In a web where generative systems no longer merely extract information but reinterpret, synthesize, and sometimes reorient it, “post-semantic” terms proliferate. This page aims to avoid terminological confusions, perimeter shifts, and conceptual inflation, by clearly distinguishing what pertains to a cognitive paradigm (thinking), a decisional process (reasoning), and a structural executive layer (governance).
Reading principle
These three notions are not synonymous. They operate at distinct levels and address different problems. Understanding their articulation prevents conflating an observation of behavior (thinking) with a governance standard (interpretive governance).
Post-semantic thinking
Level: cognitive paradigm (descriptive).
Object: what the system “does” beyond text.
Post-semantic thinking describes the capacity of a generative system to produce representations, associations, and completions that are no longer directly derivable from the text alone. It is an observation: the model operates in a space that goes beyond literal semantics.
Post-semantic reasoning
Level: decisional process (descriptive/operational).
Object: how the system arbitrates, selects, and structures a response.
Post-semantic reasoning describes the process by which a system weighs alternatives, resolves conflicts, and produces a response that involves choices beyond simple token prediction. It can include source selection, risk evaluation, and narrative structure.
Interpretive governance
Level: structural executive layer (normative).

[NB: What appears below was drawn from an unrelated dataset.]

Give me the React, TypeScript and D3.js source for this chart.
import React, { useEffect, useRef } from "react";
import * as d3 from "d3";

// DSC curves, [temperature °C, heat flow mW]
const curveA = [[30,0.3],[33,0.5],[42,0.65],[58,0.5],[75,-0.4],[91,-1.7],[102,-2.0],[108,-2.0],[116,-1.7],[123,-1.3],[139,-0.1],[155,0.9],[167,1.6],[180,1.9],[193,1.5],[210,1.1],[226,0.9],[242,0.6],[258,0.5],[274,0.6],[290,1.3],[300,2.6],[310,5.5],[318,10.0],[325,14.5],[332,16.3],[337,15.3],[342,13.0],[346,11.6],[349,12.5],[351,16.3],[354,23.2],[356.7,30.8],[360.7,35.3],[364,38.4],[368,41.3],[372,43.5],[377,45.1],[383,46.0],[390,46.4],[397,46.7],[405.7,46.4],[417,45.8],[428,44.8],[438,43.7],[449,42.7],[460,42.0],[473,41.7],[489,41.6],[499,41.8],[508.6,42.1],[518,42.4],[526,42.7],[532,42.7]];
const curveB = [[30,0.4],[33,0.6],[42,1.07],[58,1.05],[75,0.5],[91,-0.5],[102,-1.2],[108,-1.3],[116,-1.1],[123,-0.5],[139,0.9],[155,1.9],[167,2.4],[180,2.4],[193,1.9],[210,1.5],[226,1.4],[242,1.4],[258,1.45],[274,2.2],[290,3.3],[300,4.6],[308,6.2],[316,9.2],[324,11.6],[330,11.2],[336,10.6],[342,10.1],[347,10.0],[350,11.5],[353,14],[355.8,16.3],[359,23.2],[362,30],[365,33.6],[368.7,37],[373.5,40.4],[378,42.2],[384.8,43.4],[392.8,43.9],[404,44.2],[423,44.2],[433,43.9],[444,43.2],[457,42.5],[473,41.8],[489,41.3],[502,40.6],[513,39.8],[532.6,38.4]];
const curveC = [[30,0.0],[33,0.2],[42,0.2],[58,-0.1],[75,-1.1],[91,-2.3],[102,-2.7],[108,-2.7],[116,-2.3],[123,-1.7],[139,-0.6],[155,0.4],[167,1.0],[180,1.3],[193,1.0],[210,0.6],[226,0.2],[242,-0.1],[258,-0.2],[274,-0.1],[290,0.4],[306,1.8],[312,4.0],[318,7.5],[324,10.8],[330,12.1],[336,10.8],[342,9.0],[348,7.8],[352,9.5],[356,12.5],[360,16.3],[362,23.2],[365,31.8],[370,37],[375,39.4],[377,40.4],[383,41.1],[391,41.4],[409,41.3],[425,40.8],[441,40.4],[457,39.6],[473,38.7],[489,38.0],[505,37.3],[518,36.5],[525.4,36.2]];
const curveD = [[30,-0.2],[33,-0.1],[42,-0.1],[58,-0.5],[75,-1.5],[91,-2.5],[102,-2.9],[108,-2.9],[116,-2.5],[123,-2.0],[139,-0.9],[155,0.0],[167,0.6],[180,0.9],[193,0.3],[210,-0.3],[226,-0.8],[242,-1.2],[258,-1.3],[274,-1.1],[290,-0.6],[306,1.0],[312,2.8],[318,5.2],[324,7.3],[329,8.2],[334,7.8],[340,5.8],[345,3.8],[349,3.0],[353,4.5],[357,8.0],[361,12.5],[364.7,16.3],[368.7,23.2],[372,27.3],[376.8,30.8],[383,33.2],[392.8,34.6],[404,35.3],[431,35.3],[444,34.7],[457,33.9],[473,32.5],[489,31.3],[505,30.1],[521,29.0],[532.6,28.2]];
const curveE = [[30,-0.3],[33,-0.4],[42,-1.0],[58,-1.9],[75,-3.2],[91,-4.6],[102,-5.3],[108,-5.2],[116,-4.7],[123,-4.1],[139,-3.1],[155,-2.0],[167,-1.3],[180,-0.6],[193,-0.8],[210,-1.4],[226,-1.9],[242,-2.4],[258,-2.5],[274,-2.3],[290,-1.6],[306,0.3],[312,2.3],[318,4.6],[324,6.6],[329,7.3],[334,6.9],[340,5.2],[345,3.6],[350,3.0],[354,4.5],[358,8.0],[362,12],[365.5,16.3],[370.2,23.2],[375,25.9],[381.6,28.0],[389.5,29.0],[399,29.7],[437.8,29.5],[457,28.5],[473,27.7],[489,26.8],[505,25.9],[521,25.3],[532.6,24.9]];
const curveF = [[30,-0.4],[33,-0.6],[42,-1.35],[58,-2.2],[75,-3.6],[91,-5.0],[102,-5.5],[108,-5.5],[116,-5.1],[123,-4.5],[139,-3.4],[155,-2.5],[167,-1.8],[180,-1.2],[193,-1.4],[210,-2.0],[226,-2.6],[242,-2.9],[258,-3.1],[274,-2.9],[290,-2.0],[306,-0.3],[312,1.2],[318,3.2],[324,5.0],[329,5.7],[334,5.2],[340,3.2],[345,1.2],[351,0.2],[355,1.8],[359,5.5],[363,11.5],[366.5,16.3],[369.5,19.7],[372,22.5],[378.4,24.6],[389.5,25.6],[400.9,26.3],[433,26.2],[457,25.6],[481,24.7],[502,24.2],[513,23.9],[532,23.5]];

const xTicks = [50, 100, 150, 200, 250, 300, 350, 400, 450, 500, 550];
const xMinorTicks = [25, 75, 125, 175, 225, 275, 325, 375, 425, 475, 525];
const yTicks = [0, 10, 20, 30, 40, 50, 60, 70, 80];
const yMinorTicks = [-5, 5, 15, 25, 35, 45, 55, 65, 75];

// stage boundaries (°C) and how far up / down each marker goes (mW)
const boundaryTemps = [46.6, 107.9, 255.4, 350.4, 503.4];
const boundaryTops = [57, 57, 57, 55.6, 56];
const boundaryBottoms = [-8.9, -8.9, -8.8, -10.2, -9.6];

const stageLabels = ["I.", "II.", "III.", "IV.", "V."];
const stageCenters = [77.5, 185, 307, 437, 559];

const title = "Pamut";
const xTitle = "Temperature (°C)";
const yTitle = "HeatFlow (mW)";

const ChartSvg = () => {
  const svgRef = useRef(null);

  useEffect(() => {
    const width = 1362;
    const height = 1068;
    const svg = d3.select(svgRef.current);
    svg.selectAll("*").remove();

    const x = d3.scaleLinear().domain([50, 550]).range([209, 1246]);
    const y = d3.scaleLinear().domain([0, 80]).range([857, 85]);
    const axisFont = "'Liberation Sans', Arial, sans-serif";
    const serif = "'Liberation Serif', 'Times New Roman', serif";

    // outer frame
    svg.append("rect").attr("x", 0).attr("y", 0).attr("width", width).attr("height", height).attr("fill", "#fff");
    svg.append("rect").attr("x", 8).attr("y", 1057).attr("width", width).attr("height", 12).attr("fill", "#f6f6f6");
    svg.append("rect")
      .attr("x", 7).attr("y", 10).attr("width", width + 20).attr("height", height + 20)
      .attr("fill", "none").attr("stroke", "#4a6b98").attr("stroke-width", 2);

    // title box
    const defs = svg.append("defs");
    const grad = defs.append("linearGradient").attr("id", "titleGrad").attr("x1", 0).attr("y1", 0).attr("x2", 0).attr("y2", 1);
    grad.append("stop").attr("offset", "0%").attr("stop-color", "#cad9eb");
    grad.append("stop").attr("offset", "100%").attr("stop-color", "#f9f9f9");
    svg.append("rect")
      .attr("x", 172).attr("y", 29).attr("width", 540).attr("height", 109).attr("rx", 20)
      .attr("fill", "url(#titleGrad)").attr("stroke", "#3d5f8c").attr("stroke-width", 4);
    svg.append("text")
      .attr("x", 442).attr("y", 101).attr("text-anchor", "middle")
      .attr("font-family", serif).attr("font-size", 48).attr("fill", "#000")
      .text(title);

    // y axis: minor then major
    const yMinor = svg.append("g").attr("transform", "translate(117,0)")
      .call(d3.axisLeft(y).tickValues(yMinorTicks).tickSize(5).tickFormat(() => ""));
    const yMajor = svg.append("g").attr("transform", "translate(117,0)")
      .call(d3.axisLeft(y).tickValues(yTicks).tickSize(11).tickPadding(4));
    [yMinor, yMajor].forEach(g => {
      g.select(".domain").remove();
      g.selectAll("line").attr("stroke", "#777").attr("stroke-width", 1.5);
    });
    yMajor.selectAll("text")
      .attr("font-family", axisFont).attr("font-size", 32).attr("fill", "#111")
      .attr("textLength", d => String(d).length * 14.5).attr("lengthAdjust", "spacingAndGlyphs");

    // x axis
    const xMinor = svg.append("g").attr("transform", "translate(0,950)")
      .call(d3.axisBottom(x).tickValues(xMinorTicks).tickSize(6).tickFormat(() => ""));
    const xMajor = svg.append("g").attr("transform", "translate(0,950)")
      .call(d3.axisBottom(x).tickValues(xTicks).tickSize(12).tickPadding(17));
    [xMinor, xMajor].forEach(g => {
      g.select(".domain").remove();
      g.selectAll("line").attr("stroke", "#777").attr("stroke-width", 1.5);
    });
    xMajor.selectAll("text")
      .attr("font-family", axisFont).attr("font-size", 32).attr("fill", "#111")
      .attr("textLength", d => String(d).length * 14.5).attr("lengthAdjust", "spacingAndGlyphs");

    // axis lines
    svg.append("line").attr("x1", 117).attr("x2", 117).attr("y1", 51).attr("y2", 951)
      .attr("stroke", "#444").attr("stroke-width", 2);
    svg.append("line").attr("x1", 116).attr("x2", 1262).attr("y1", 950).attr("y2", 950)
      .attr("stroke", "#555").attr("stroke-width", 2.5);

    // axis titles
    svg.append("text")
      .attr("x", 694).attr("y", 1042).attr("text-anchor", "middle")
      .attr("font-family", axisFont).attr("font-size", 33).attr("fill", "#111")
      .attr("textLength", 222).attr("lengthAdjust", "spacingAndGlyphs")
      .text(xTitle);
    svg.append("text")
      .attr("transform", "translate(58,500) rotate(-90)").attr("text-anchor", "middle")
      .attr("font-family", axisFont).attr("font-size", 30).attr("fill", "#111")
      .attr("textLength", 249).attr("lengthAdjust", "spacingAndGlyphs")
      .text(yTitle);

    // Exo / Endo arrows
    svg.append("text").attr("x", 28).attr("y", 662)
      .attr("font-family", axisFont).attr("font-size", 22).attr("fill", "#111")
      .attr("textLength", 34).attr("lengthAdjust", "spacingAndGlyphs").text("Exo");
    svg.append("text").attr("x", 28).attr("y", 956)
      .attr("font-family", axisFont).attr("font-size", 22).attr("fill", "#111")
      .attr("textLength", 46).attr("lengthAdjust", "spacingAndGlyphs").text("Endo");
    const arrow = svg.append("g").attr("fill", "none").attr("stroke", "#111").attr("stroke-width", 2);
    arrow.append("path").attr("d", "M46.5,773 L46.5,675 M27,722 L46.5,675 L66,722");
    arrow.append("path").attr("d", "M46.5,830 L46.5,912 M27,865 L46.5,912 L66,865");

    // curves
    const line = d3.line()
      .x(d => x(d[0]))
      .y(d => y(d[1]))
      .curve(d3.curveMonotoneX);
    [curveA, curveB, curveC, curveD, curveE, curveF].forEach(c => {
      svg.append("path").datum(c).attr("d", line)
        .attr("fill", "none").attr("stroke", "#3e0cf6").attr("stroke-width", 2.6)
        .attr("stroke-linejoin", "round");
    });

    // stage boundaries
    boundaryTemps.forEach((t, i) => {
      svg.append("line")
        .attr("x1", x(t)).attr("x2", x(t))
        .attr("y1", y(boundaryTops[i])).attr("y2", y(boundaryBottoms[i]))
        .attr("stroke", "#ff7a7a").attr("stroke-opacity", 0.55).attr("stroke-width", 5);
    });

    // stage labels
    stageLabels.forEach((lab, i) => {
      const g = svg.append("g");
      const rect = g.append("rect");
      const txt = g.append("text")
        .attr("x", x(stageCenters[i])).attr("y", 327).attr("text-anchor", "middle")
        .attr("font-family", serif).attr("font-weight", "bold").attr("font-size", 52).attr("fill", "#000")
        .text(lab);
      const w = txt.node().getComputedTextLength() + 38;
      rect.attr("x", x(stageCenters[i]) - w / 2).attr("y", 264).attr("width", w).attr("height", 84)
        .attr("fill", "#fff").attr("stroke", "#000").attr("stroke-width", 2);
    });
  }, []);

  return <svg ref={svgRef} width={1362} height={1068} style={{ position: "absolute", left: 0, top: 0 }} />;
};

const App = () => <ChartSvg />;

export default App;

Object: what the system is authorized to do, on what basis, and within what bounds.
Interpretive governance is not a description of AI behavior. It is a framework that bounds this behavior: explicit perimeters, inference prohibitions, response conditions, legitimate non-response, source hierarchy, and auditability.
Why the distinction matters
- Post-semantic thinking and reasoning describe what AI does. Interpretive governance prescribes what AI is allowed to do.
- Without governance, thinking and reasoning operate without bounds: the system can extrapolate, generalize, and impose implicit norms.
- Governance without understanding of post-semantic dynamics would be blind: it would not know which drifts to prevent.